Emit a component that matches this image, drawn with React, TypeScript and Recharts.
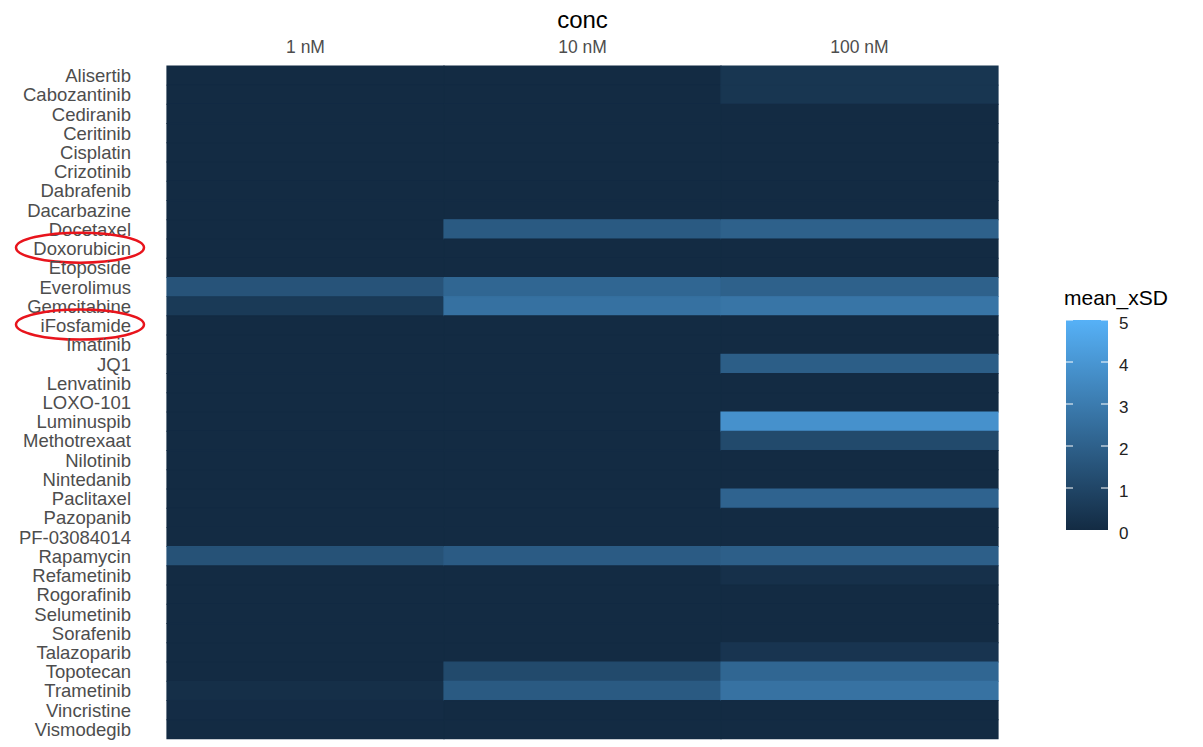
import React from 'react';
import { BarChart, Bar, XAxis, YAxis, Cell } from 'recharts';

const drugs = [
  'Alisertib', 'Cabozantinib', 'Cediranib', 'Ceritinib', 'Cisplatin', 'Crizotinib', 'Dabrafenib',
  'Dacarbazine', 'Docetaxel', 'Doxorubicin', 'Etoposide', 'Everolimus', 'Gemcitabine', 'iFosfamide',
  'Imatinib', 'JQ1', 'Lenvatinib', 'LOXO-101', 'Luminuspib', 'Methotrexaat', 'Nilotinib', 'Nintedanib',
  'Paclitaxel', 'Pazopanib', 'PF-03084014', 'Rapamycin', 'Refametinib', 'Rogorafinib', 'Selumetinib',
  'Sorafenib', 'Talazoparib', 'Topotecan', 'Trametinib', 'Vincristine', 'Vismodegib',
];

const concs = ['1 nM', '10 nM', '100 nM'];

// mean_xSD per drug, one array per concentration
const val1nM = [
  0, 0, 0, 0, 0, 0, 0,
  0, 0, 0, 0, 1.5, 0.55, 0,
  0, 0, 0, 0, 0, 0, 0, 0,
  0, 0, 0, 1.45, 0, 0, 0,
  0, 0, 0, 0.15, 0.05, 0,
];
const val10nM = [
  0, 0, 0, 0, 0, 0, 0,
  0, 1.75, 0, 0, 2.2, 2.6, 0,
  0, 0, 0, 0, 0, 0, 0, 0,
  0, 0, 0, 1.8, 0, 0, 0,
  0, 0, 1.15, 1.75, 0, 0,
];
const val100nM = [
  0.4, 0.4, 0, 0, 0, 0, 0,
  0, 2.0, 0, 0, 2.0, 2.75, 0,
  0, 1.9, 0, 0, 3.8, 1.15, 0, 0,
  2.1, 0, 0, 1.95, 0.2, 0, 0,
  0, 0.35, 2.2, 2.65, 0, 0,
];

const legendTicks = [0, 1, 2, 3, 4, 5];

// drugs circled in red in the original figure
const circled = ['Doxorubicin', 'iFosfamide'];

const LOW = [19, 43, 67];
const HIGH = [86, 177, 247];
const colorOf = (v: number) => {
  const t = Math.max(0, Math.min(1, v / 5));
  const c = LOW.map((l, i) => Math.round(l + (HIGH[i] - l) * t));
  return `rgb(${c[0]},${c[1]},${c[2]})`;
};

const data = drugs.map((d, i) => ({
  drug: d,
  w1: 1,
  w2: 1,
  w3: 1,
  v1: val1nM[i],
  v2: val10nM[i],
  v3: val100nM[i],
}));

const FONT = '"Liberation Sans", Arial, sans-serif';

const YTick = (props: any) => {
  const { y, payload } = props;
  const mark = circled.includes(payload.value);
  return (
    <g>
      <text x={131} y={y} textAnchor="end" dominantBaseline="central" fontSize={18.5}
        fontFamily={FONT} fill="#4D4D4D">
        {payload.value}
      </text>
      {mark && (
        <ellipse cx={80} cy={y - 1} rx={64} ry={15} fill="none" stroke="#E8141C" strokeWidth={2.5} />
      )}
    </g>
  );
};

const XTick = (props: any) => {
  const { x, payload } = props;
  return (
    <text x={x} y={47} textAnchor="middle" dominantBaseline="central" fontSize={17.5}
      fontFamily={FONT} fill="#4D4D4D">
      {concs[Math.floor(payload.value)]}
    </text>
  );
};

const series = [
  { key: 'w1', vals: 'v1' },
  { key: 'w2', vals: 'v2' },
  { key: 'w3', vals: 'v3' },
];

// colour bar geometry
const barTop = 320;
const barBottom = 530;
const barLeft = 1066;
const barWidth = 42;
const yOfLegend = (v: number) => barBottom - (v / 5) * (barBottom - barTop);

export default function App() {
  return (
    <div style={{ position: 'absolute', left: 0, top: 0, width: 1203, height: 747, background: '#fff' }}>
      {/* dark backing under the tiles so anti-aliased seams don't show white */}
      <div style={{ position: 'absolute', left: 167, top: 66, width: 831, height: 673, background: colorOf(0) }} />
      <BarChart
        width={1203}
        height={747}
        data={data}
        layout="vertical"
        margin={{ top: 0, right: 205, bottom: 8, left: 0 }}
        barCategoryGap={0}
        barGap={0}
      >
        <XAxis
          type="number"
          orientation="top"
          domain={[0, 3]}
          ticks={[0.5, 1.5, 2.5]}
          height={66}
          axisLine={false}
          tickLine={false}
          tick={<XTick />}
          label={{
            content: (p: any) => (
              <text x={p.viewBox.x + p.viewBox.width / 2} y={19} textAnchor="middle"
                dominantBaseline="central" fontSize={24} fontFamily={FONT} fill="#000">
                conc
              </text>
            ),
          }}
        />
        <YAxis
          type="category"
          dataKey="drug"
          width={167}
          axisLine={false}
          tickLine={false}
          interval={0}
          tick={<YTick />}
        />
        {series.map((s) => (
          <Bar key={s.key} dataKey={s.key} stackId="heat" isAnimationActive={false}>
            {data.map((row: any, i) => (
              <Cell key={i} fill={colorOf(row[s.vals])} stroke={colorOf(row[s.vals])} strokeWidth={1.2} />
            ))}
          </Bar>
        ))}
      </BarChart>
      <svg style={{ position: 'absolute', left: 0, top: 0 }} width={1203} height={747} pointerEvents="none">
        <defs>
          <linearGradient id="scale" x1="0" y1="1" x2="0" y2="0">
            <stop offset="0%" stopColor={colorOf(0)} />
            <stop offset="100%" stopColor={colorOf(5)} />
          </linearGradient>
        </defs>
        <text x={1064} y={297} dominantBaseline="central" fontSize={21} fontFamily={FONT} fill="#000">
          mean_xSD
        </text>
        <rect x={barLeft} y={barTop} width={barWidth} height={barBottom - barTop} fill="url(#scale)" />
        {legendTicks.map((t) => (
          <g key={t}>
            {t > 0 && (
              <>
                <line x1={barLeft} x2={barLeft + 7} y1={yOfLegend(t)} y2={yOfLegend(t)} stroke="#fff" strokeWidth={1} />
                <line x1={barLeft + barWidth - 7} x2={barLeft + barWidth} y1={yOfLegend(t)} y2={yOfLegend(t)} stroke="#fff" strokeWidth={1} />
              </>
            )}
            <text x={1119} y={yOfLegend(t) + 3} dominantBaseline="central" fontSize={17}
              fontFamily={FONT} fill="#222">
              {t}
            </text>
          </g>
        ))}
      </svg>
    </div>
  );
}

- - - - -

Set task:
Leave out the pictures. Transcribe only the lines above, from the first through the one that contains "const concs = ['1 nM', '10 nM', '100 nM'];".

Problem solution:
Emit a component that matches this image, drawn with React, TypeScript and Recharts.
import React from 'react';
import { BarChart, Bar, XAxis, YAxis, Cell } from 'recharts';

const drugs = [
  'Alisertib', 'Cabozantinib', 'Cediranib', 'Ceritinib', 'Cisplatin', 'Crizotinib', 'Dabrafenib',
  'Dacarbazine', 'Docetaxel', 'Doxorubicin', 'Etoposide', 'Everolimus', 'Gemcitabine', 'iFosfamide',
  'Imatinib', 'JQ1', 'Lenvatinib', 'LOXO-101', 'Luminuspib', 'Methotrexaat', 'Nilotinib', 'Nintedanib',
  'Paclitaxel', 'Pazopanib', 'PF-03084014', 'Rapamycin', 'Refametinib', 'Rogorafinib', 'Selumetinib',
  'Sorafenib', 'Talazoparib', 'Topotecan', 'Trametinib', 'Vincristine', 'Vismodegib',
];

const concs = ['1 nM', '10 nM', '100 nM'];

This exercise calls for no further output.